The interview was aired as four Jewish victims of Kouachi associate Amedy Coulibaly were buried in Jerusalem and Bulgarian police said they had arrested a man associated with the Kouachi brothers. Fritz-Joly Joachin, 29, was arrested under two European arrest warrants, one citing his alleged links to a terrorist organization, and a second for allegedly kidnapping his 3-year-old son and smuggling him out of the country, said Darina Slavova, regional prosecutor of the southern province of Haskovo on local television.
In 2004, Benyettou was the spiritual leader to a group of Muslim youth in Paris’s northeastern 19th district, which has a high concentration of immigrant families from North and West Africa. Benyettou’s followers were French-born Muslims of immigrant parents, and several of them then traveled to Iraq to fight with al-Qaeda. The youth came to be known as the Buttes-Chaumont group, after the local park where they exercised in order to train for combat. In a high-profile trial in Paris in 2008, Benyettou was convicted of recruiting Parisian youth to fight in Iraq, while several of his acolytes received jail terms for furthering terrorism. Chérif spent 18 months in jail and Benyettou served three years, emerging from prison in 2011 claiming to be a reformed man.

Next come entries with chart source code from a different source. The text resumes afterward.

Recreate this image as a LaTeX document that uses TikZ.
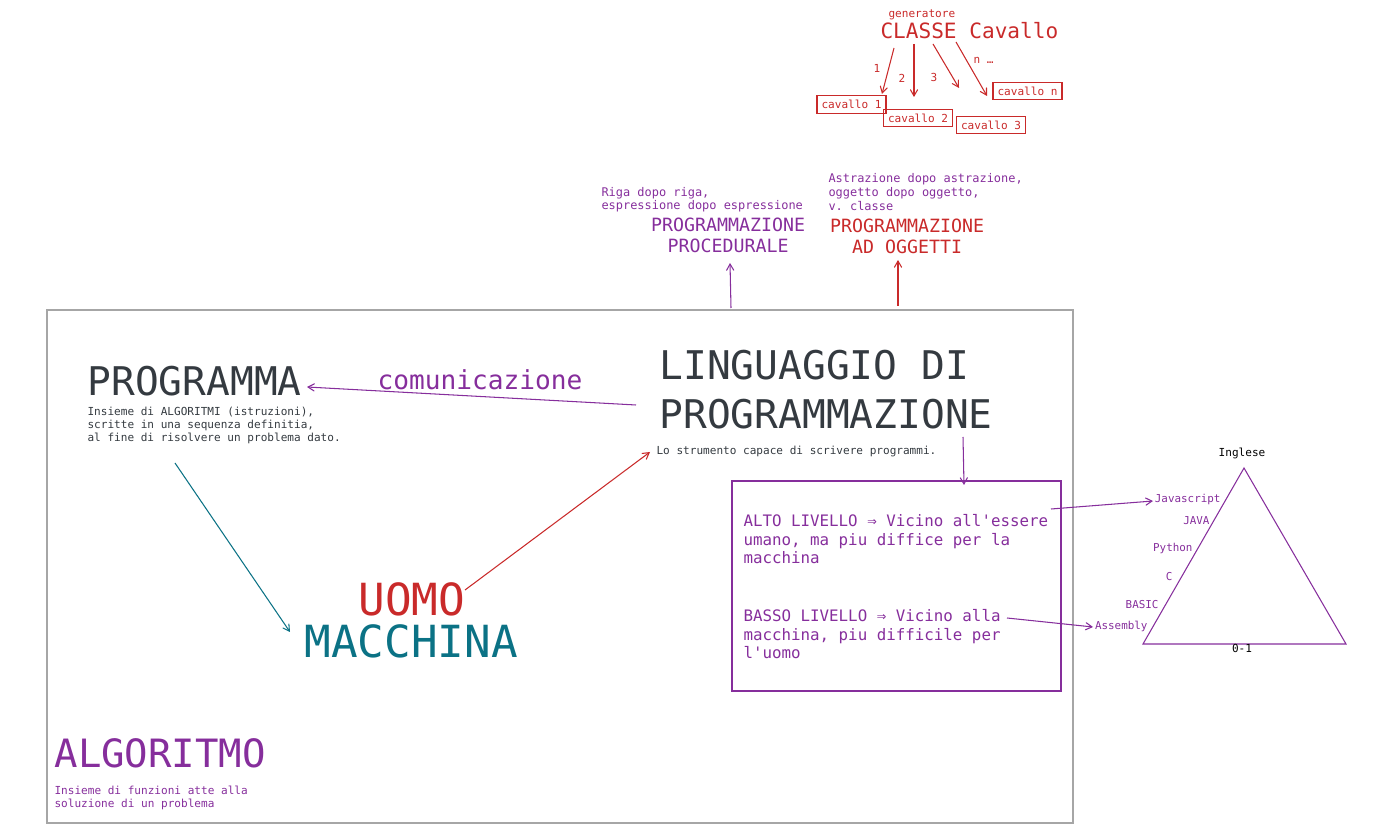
\documentclass[tikz,border=0pt]{standalone}
\usepackage{fontspec}
\setmonofont{DejaVu Sans Mono}
\usepackage{tikz}
\usetikzlibrary{arrows,shapes}
\definecolor{grape}{HTML}{862E9C}
\definecolor{rosso}{HTML}{C92A2A}
\definecolor{ottanio}{HTML}{0B7285}
\definecolor{ardesia}{HTML}{343A40}

\begin{document}
\begin{tikzpicture}[->,>=angle 60,x=0.02cm,y=-0.02cm,semithick]
  \tikzstyle{testo}=[inner sep=0pt,anchor=base west,align=left,font=\ttfamily]
  \tikzstyle{titolo}=[testo,text=ardesia,
                                    font=\ttfamily\fontsize{22.5}{28.3}\selectfont]
  \tikzstyle{nota}=[testo,text=ardesia,
                                    font=\ttfamily\fontsize{6.3}{7.6}\selectfont]
  \tikzstyle{nota_viola}=[testo,text=grape,
                                    font=\ttfamily\fontsize{6.8}{7.6}\selectfont]
  \tikzstyle{paradigma}=[inner sep=0pt,anchor=base,align=center,
                                    font=\ttfamily\fontsize{10.4}{12.5}\selectfont]
  \tikzstyle{livello}=[testo,text=grape,
                                    font=\ttfamily\fontsize{9}{10.7}\selectfont]
  \tikzstyle{lingua}=[inner sep=0pt,anchor=base east,text=grape,
                                    font=\ttfamily\fontsize{6.2}{7}\selectfont]
  \tikzstyle{cavallo_box}=[rectangle,draw=rosso,text=rosso,
                                    inner sep=0pt,
                                    minimum width=1.38cm,
                                    minimum height=0.35cm,
                                    font=\ttfamily\fontsize{6.3}{7}\selectfont]
  \tikzstyle{numero}=[inner sep=0pt,text=rosso,
                                    font=\ttfamily\fontsize{6.3}{7}\selectfont]
  \path[use as bounding box] (0,0) rectangle (1376,830);
  %Cornice
  \draw[-,gray!70,line width=0.7pt] (47,310) rectangle (1073,823);
  %Programma (le note su piu righe: la base e' l'ultima riga)
  \node[titolo] (PRG) at (87,396) {PROGRAMMA};
  \node[nota] (PRGd) at (87,442) {Insieme di ALGORITMI (istruzioni),\\scritte in una sequenza definitia,\\al fine di risolvere un problema dato.};
  \node[testo,text=grape,font=\ttfamily\fontsize{14.9}{16}\selectfont] (COM) at (377,390) {comunicazione};
  %Linguaggio
  \node[titolo] (LIN) at (659,429) {LINGUAGGIO DI\\PROGRAMMAZIONE};
  \node[nota] (LINd) at (656,455) {Lo strumento capace di scrivere programmi.};
  %Uomo macchina
  \node[testo,text=rosso,font=\ttfamily\fontsize{25.2}{28}\selectfont] (UOMO) at (358,616) {UOMO};
  \node[testo,text=ottanio,font=\ttfamily\fontsize{25.2}{28}\selectfont] (MAC) at (304,658) {MACCHINA};
  %Algoritmo
  \node[testo,text=grape,font=\ttfamily\fontsize{22.2}{26}\selectfont] (ALG) at (54,767) {ALGORITMO};
  \node[nota,text=grape,font=\ttfamily\fontsize{6.3}{7.4}\selectfont] (ALGd) at (54,807) {Insieme di funzioni atte alla\\soluzione di un problema};
  %Paradigmi
  \node[nota_viola] (PROCd) at (601,210) {Riga dopo riga,\\espressione dopo espressione};
  \node[paradigma,text=grape] (PROC) at (728,253) {PROGRAMMAZIONE\\PROCEDURALE};
  \node[nota_viola,font=\ttfamily\fontsize{6.8}{8.2}\selectfont] (OGGd) at (828,211) {Astrazione dopo astrazione,\\oggetto dopo oggetto,\\v. classe};
  \node[paradigma,text=rosso] (OGG) at (907,254) {PROGRAMMAZIONE\\AD OGGETTI};
  %Classe
  \node[numero,anchor=base west] (GEN) at (888,18) {generatore};
  \node[testo,text=rosso,font=\ttfamily\fontsize{12}{14}\selectfont] (CLS) at (880,39) {CLASSE Cavallo};
  \node[cavallo_box] (C1) at (851.5,104.5) {cavallo 1};
  \node[cavallo_box] (C2) at (918,118) {cavallo 2};
  \node[cavallo_box] (C3) at (991,125) {cavallo 3};
  \node[cavallo_box] (Cn) at (1027.5,91) {cavallo n};
  \node[numero] (N1) at (877,68) {1};
  \node[numero] (N2) at (902,78) {2};
  \node[numero] (N3) at (934,77) {3};
  \node[numero,anchor=base west] (Nn) at (973,64) {n …};
  %Livelli
  \draw[-,grape] (732,481) rectangle (1061,691);
  \node[livello] (ALTO) at (743,564) {ALTO LIVELLO ⇒ Vicino all'essere\\umano, ma piu diffice per la\\macchina};
  \node[livello] (BASSO) at (743,659) {BASSO LIVELLO ⇒ Vicino alla\\macchina, piu difficile per\\l'uomo};
  %Triangolo
  \draw[-,grape] (1244,468) -- (1143,644) -- (1346,644) -- cycle;
  \node[nota,anchor=base,text=black] (ING) at (1242,457) {Inglese};
  \node[nota,anchor=base,text=black] (BIN) at (1242,653) {0-1};
  \node[lingua] (JS) at (1221,503) {Javascript};
  \node[lingua] (JAVA) at (1210,525) {JAVA};
  \node[lingua] (PY) at (1193,552) {Python};
  \node[lingua] (C) at (1173,581) {C};
  \node[lingua] (BAS) at (1159,609) {BASIC};
  \node[lingua] (ASM) at (1148,630) {Assembly};
  %Estremi
  \coordinate (a1) at (636,405);  \coordinate (b1) at (307,387);
  \coordinate (a2) at (175,463);  \coordinate (b2) at (290,632);
  \coordinate (a3) at (465,590);  \coordinate (b3) at (650,452);
  \coordinate (a4) at (731,308);  \coordinate (b4) at (730,263);
  \coordinate (a5) at (898,306);  \coordinate (b5) at (898,260);
  \coordinate (a6) at (963,437);  \coordinate (b6) at (964,485);
  \coordinate (a7) at (1051,509); \coordinate (b7) at (1153,501);
  \coordinate (a8) at (1007,618); \coordinate (b8) at (1093,627);
  \coordinate (k1) at (894,48);   \coordinate (h1) at (882,94);
  \coordinate (k2) at (914,44);   \coordinate (h2) at (914,97);
  \coordinate (k3) at (933,44);   \coordinate (h3) at (959,88);
  \coordinate (k4) at (956,42);   \coordinate (h4) at (987,96);

  \path[grape] (a1) edge node {} (b1)
        (a4) edge node {} (b4)
        (a6) edge node {} (b6)
        (a7) edge node {} (b7)
        (a8) edge node {} (b8);
  \path[ottanio] (a2) edge node {} (b2);
  \path[rosso] (a3) edge node {} (b3)
        (a5) edge node {} (b5)
        (k1) edge node {} (h1)
        (k2) edge node {} (h2)
        (k3) edge node {} (h3)
        (k4) edge node {} (h4);
\end{tikzpicture}
\end{document}
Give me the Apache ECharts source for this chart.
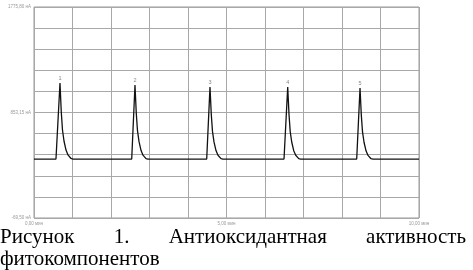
<!DOCTYPE html>
<html><head><meta charset="utf-8">
<script src="https://cdn.jsdelivr.net/npm/echarts@6/dist/echarts.min.js"></script>
<style>html,body{margin:0;padding:0;background:#fff}#c{width:473px;height:270px}</style>
</head><body><div id="c"></div>
<script>
// time axis (min) and signal (нА)
const baseTime = [0, 10];
const baseLevel = 446;
const peakNames = ['1', '2', '3', '4', '5'];
const peak1T = [0.571, 0.675, 0.709, 0.740, 0.779, 0.831, 0.883, 0.961, 1.013];
const peak1V = [446, 1111, 855, 700, 604, 525, 482, 451, 446];
const peak2T = [2.538, 2.623, 2.657, 2.688, 2.727, 2.779, 2.831, 2.909, 2.961];
const peak2V = [446, 1094, 845, 694, 600, 522, 480, 450, 446];
const peak3T = [4.486, 4.571, 4.605, 4.636, 4.675, 4.727, 4.779, 4.857, 4.909];
const peak3V = [446, 1076, 835, 688, 596, 520, 479, 450, 446];
const peak4T = [6.494, 6.590, 6.624, 6.655, 6.694, 6.746, 6.798, 6.876, 6.928];
const peak4V = [446, 1076, 833, 686, 595, 519, 479, 450, 446];
const peak5T = [8.382, 8.468, 8.502, 8.533, 8.572, 8.624, 8.676, 8.754, 8.806];
const peak5V = [446, 1067, 828, 683, 593, 518, 478, 449, 446];
const yMin = -69.5, yMax = 1775.8;
const yTickLabels = {0: '-69,50 нА', 5: '853,15 нА', 10: '1775,80 нА'};
const xTickLabels = {0: '0,00 мин', 5: '5,00 мин', 10: '10,00 мин'};
const captionLine1 = ['Рисунок', '1.', 'Антиоксидантная', 'активность'];
const captionLine2 = 'фитокомпонентов';

const peaksT = [peak1T, peak2T, peak3T, peak4T, peak5T];
const peaksV = [peak1V, peak2V, peak3V, peak4V, peak5V];
const data = [[baseTime[0], baseLevel]];
const tops = [];
peaksT.forEach((ts, p) => {
  ts.forEach((t, i) => data.push([t, peaksV[p][i]]));
  tops.push({value: [ts[1], peaksV[p][1]], name: peakNames[p]});
});
data.push([baseTime[1], baseLevel]);

// caption layout (justified first line)
const FONT = "21px 'Liberation Serif'";
const ctx = document.createElement('canvas').getContext('2d');
ctx.font = FONT;
const widths = captionLine1.map(w => ctx.measureText(w).width);
const right = 466;
const gap = (right - widths.reduce((a, b) => a + b, 0)) / (captionLine1.length - 1);
let cx = 0;
const graphics = [];
captionLine1.forEach((w, i) => {
  graphics.push({type: 'text', left: cx, top: 227, style: {text: w, font: FONT, fill: '#000'}});
  cx += widths[i] + gap;
});
graphics.push({type: 'text', left: 0, top: 249, style: {text: captionLine2, font: FONT, fill: '#000'}});

const chart = echarts.init(document.getElementById('c'), null, {renderer: 'canvas'});
chart.setOption({
  animation: false,
  backgroundColor: '#fff',
  grid: {left: 34, right: 54, top: 7, bottom: 52, show: true, borderColor: '#999', borderWidth: 1},
  xAxis: {
    type: 'value', min: 0, max: 10, interval: 1,
    axisLine: {show: false}, axisTick: {show: false},
    splitLine: {show: true, lineStyle: {color: '#a8a8a8', width: 1}},
    axisLabel: {show: true, fontSize: 4.5, color: '#999', margin: 3,
      formatter: (v) => { const k = Math.round(v); return Math.abs(v - k) < 1e-6 && xTickLabels[k] ? xTickLabels[k] : ''; }}
  },
  yAxis: {
    type: 'value', min: yMin, max: yMax, interval: (yMax - yMin) / 10,
    axisLine: {show: false}, axisTick: {show: false},
    splitLine: {show: true, lineStyle: {color: '#a8a8a8', width: 1}},
    axisLabel: {show: true, fontSize: 4.5, color: '#999', margin: 3,
      formatter: (v) => { const k = Math.round((v - yMin) / ((yMax - yMin) / 10)); return yTickLabels[k] || ''; }}
  },
  series: [{
    type: 'line', data: data, showSymbol: false, symbol: 'none',
    lineStyle: {color: '#111', width: 1.3}, silent: true
  }, {
    type: 'scatter', data: tops, symbolSize: 1, silent: true,
    itemStyle: {color: 'rgba(0,0,0,0)'},
    label: {show: true, position: 'top', distance: 1, fontSize: 5.5, color: '#666', formatter: (p) => p.name}
  }],
  graphic: graphics
});
</script></body></html>
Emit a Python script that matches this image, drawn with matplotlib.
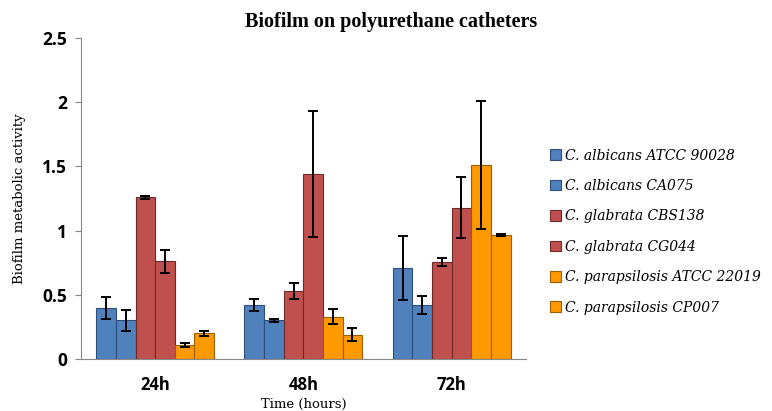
import numpy as np
import matplotlib.pyplot as plt

times = ["24h", "48h", "72h"]
strains = ["C. albicans ATCC 90028", "C. albicans CA075",
           "C. glabrata CBS138", "C. glabrata CG044",
           "C. parapsilosis ATCC 22019", "C. parapsilosis CP007"]

albicans_90028 = [0.40, 0.42, 0.71]
albicans_ca075 = [0.30, 0.30, 0.42]
glabrata_cbs138 = [1.26, 0.53, 0.755]
glabrata_cg044 = [0.76, 1.44, 1.18]
parap_22019 = [0.11, 0.33, 1.51]
parap_cp007 = [0.20, 0.19, 0.965]

err_albicans_90028 = [0.085, 0.045, 0.25]
err_albicans_ca075 = [0.08, 0.015, 0.07]
err_glabrata_cbs138 = [0.012, 0.06, 0.03]
err_glabrata_cg044 = [0.09, 0.49, 0.24]
err_parap_22019 = [0.015, 0.058, 0.50]
err_parap_cp007 = [0.02, 0.05, 0.008]

values = [albicans_90028, albicans_ca075, glabrata_cbs138,
          glabrata_cg044, parap_22019, parap_cp007]
errors = [err_albicans_90028, err_albicans_ca075, err_glabrata_cbs138,
          err_glabrata_cg044, err_parap_22019, err_parap_cp007]

colors = ["#4F81BD", "#4F81BD", "#C0504D", "#C0504D", "#FF9900", "#FF9900"]
edges = ["#2F4F7A", "#2F4F7A", "#6E2A28", "#6E2A28", "#9A6000", "#9A6000"]

fig = plt.figure(figsize=(7.72, 4.11), dpi=100)
ax = fig.add_axes([0.105, 0.1265, 0.576, 0.781])

x = np.arange(len(times))
w = 0.1325
for i in range(len(strains)):
    ax.bar(x + (i - 2.5) * w, values[i], w, color=colors[i], edgecolor=edges[i],
           linewidth=0.8, label=strains[i],
           yerr=errors[i], capsize=3.5,
           error_kw=dict(ecolor="black", elinewidth=1.4, capthick=1.4))

ax.set_xlim(-0.5, 2.5)
ax.set_ylim(0, 2.5)
ax.set_yticks([0, 0.5, 1, 1.5, 2, 2.5])
ax.set_yticklabels(["0", "0.5", "1", "1.5", "2", "2.5"],
                   fontfamily="Open Sans", fontweight="bold", fontsize=12.5)
ax.set_xticks(x)
ax.set_xticklabels(times, fontfamily="Open Sans", fontweight="bold", fontsize=12)
ax.tick_params(axis="x", length=0, pad=12)
ax.tick_params(axis="y", length=4, color="#888888", pad=6)
for s in ["top", "right"]:
    ax.spines[s].set_visible(False)
for s in ["left", "bottom"]:
    ax.spines[s].set_color("#888888")

ax.set_ylabel("Biofilm metabolic activity", fontfamily="DejaVu Serif", fontsize=9.5, labelpad=12)
ax.set_xlabel("Time (hours)", fontfamily="DejaVu Serif", fontsize=9.5, labelpad=3)
fig.suptitle("Biofilm on polyurethane catheters", fontfamily="Liberation Serif",
             fontweight="bold", fontsize=14.5, x=0.507, y=0.97)

fig.legend(loc="upper left", bbox_to_anchor=(0.705, 0.652), frameon=False,
           prop=dict(family="DejaVu Serif", style="italic", size=10),
           handlelength=0.8, handleheight=0.8, handletextpad=0.3,
           labelspacing=1.18, borderaxespad=0)

fig.savefig("out.png", dpi=100)
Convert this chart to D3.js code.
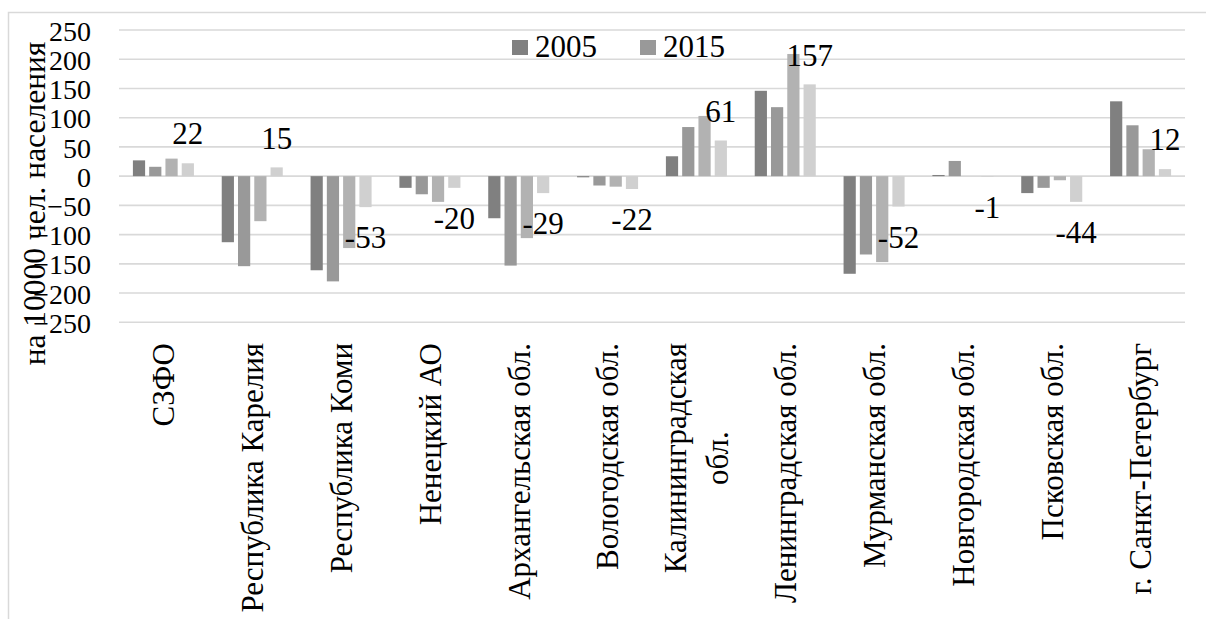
<!DOCTYPE html>
<html><head><meta charset="utf-8">
<script src="https://cdn.jsdelivr.net/npm/d3@7"></script>
<style>
html,body{margin:0;padding:0;background:#fff;}
svg text{font-family:"Liberation Serif","Times New Roman",Tinos,"DejaVu Serif",serif,"Liberation Sans" !important;fill:#000;}
</style></head>
<body>
<svg id="chart" width="1206" height="619"></svg>
<script>
const categories = ["СЗФО","Республика Карелия","Республика Коми","Ненецкий АО","Архангельская обл.","Вологодская обл.","Калининградская\nобл.","Ленинградская обл.","Мурманская обл.","Новгородская обл.","Псковская обл.","г. Санкт-Петербург"];
const seriesNames = ["2005","2015","ряд 3","ряд 4"];
const legendNames = ["2005","2015"];
const s1 = [27,-113,-161,-20,-72,-2,34,146,-167,2,-29,128];
const s2 = [16,-154,-180,-31,-153,-16,84,118,-134,26,-20,87];
const s3 = [30,-77,-123,-44,-106,-18,103,209,-147,0,-7,46];
const s4 = [22,15,-53,-20,-29,-22,61,157,-52,-1,-44,12];
const yTicks = [-250,-200,-150,-100,-50,0,50,100,150,200,250];
const colors = ["#808080","#999999","#b2b2b2","#d0d0d0"];
const yTitle = "на 10000 чел. населения";

const values = [s1,s2,s3,s4];
const svg = d3.select("#chart");
const L = 119, R = 1185, T = 30, B = 322.3;
const FF = "Liberation Serif";

// outer border
svg.append("path").attr("d","M8.5,619 V12.5 H1206").attr("fill","none").attr("stroke","#d9d9d9").attr("stroke-width",1.5);

const x0 = d3.scaleBand().domain(d3.range(categories.length)).range([L,R]).paddingInner(0.313).paddingOuter(0.1565);
const x1 = d3.scaleBand().domain(d3.range(4)).range([0,x0.bandwidth()]).paddingInner(0.25);
const y = d3.scaleLinear().domain([-250,250]).range([B,T]);

// gridlines
svg.append("g").selectAll("line").data(yTicks).join("line")
  .attr("x1",L).attr("x2",R).attr("y1",d=>y(d)).attr("y2",d=>y(d))
  .attr("stroke","#d9d9d9").attr("stroke-width",1.6);

// y tick labels
const yAxis = d3.axisLeft(y).tickValues(yTicks).tickSize(0).tickPadding(0);
const gy = svg.append("g").attr("transform","translate(91,0)").call(yAxis);
gy.attr("font-family",FF);
gy.select(".domain").remove();
gy.selectAll("text").attr("font-family",FF).attr("font-size",28).attr("fill","#000").attr("dy","0.36em");

// y title
svg.append("text").attr("font-family",FF).attr("transform","translate(34,203.5) rotate(-90)")
  .attr("text-anchor","middle").attr("dy","0.35em").attr("font-size",31.5).text(yTitle);

// bars
const bars = svg.append("g");
values.forEach((vals,si)=>{
  bars.selectAll(null).data(vals).join("rect")
    .attr("x",(d,i)=>x0(i)+x1(si))
    .attr("width",x1.bandwidth())
    .attr("y",d=>y(Math.max(0,d)))
    .attr("height",d=>Math.abs(y(d)-y(0)))
    .attr("fill",colors[si]);
});

// data labels (last series)
svg.append("g").attr("font-family",FF).selectAll("text").data(s4).join("text")
  .attr("x",(d,i)=>x0(i)+x1(3)+x1.bandwidth()/2)
  .attr("y",d=> d>=0 ? y(d)-30 : y(d)+30)
  .attr("dy","0.36em").attr("text-anchor","middle").attr("font-size",31)
  .text(d=>d);

// category labels
const catTop = 343;
const cg = svg.append("g").attr("font-family",FF);
categories.forEach((c,i)=>{
  const lines = c.split("\n");
  const cx = x0(i)+x0.bandwidth()/2;
  const lh = 42;
  const g = cg.append("g");
  const texts = lines.map((ln,k)=>{
    const off = (k-(lines.length-1)/2)*lh;
    return g.append("text").attr("font-size",31).attr("dy","0.35em")
      .attr("transform",`translate(${cx+off},${catTop}) rotate(-90)`).text(ln);
  });
  const lens = texts.map(t=>t.node().getComputedTextLength());
  const maxLen = d3.max(lens);
  texts.forEach((t,k)=>{
    const off = (k-(lines.length-1)/2)*lh;
    t.attr("text-anchor","middle").attr("transform",`translate(${cx+off},${catTop+maxLen/2}) rotate(-90)`);
  });
});

// legend
const legX = [512,640];
legendNames.forEach((n,k)=>{
  svg.append("rect").attr("x",legX[k]).attr("y",40).attr("width",16).attr("height",15).attr("fill",colors[k]);
  svg.append("text").attr("font-family",FF).attr("x",legX[k]+23).attr("y",57).attr("font-size",31).text(n);
});
</script>
</body></html>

Speaking to French news channel iTele over coffee in a Paris café in a beige sweater, his face hidden from the camera, Benyettou said he had last seen Chérif two months ago. At that point, he tried to persuade him that there were limits to jihad — a discussion he suggested was a regular point of argument between them.
He said that two months ago, Chérif was keen to discuss Mohamed Merah, a 23-year-old French-born Muslim of Algerian parents — just like Chérif and Benyettou — who went on a shooting spree in the southern city of Toulouse in 2012, killing three children at a Jewish school, and four others. “We came back to the Merah affair,” Benyettou says. “I said I was against what happened…. I was against the assassination of a child… He seemed to have accepted the criticism, accepted things he had not accepted previously.” Ultimately, he said, Chérif was “guided by ignorance.”
Benyettou used his interview also as a defense of himself, saying he believed that killing civilians was “terrorism.” French police questioned him after the Charlie Hebdo massacre, while the Kouachi brothers were still on the run — police cornered and killed them last Friday — but let him go after several hours.
Still, Benyettou’s revelations again raise the question of how many people realized that Chérif Kouachi and his older brother Saïd might be plotting an attack, and why they did not inform French police.
Neighbors of the Kouachis in the Paris suburb of Gennevilliers even broke into their apartment, because they were so concerned that they might be plotting an attack, since they heard incessant Koranic chanting through the walls. There, they told a reporter, they found a “cache of arms.” The brothers returned while they were still inside, and threatened to harm them if they went to the police. They did not — and sometime later, the brothers mounted their attack on Charlie Hebdo.